The Government of Emergency

“It’s commonplace to say that we live in an era characterized by risk and disaster, and to take for granted that our governments should be continually responding to crises already unfolding while preparing for catastrophes looming just over the horizon. In The Government of Emergency: Vital systems, expertise, and the politics of security, Stephen J. Collier and Andrew Lakoff unearth the origins of this particular view of an unstable and vulnerable world, and how it was constructed alongside the same knowledge regimes and governance practices that, in fact, produce the types of risks and disasters that threaten society today. The book presents a painstakingly-researched genealogy of a political rationality the authors call “vital systems security,” which envisions states as made up of complexly interdependent flows of resources. It is these resource flows, rather than national populations, that have become the object of modern emergency preparedness and national security practices. In other words, the book explores how it is that institutional disaster preparedness has come to be dominated by the idea of “critical infrastructure” protection and resilience, and how it is that we came to see ourselves as “unprepared” for future disasters.

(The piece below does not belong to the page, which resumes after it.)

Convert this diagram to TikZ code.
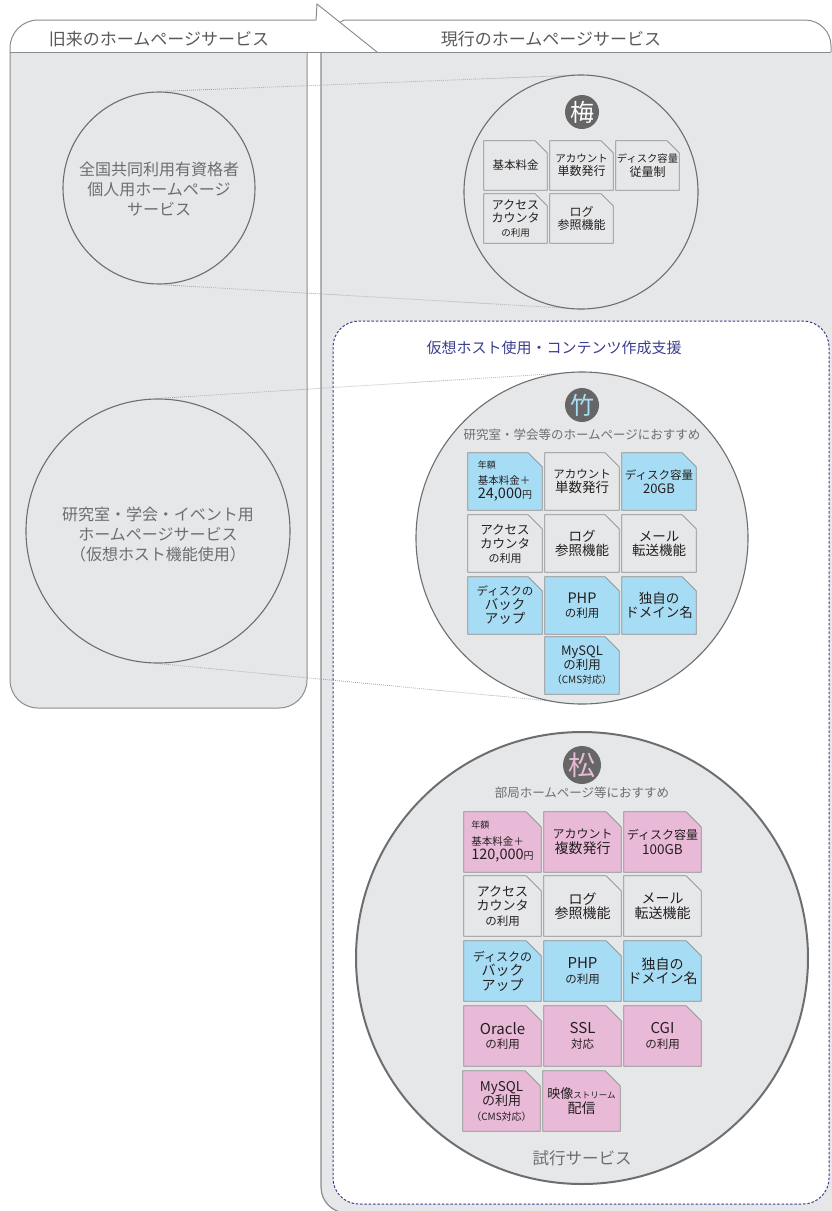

The Government of Emergency is a thrilling intellectual history. It is also an important contribution to a growing line of scholarship that critically approaches the concept of “disaster” itself. This scholarship, including work like Ted Steinberg’s Acts of God: The unnatural history of natural disasters in America (2000), Lisa Stampnitzky’s Disciplining Terror: How experts invented “Terrorism” (2013), and Kasia Paprocki’s Threatening Dystopias: The global politics of climate change adaptation in Bangladesh (2021), show how institutions construct certain types of suffering and disruption into problems that are worthy of particular kinds of state intervention. Here, Collier and Lakoff are interested in the development of a strain of political logic that conceives of “a range of seemingly disparate phenomena, from nuclear attacks and economic shocks to hurricanes and disease outbreaks” as “common types of events that present similar kinds of problems” and call for similar types of solutions (5).”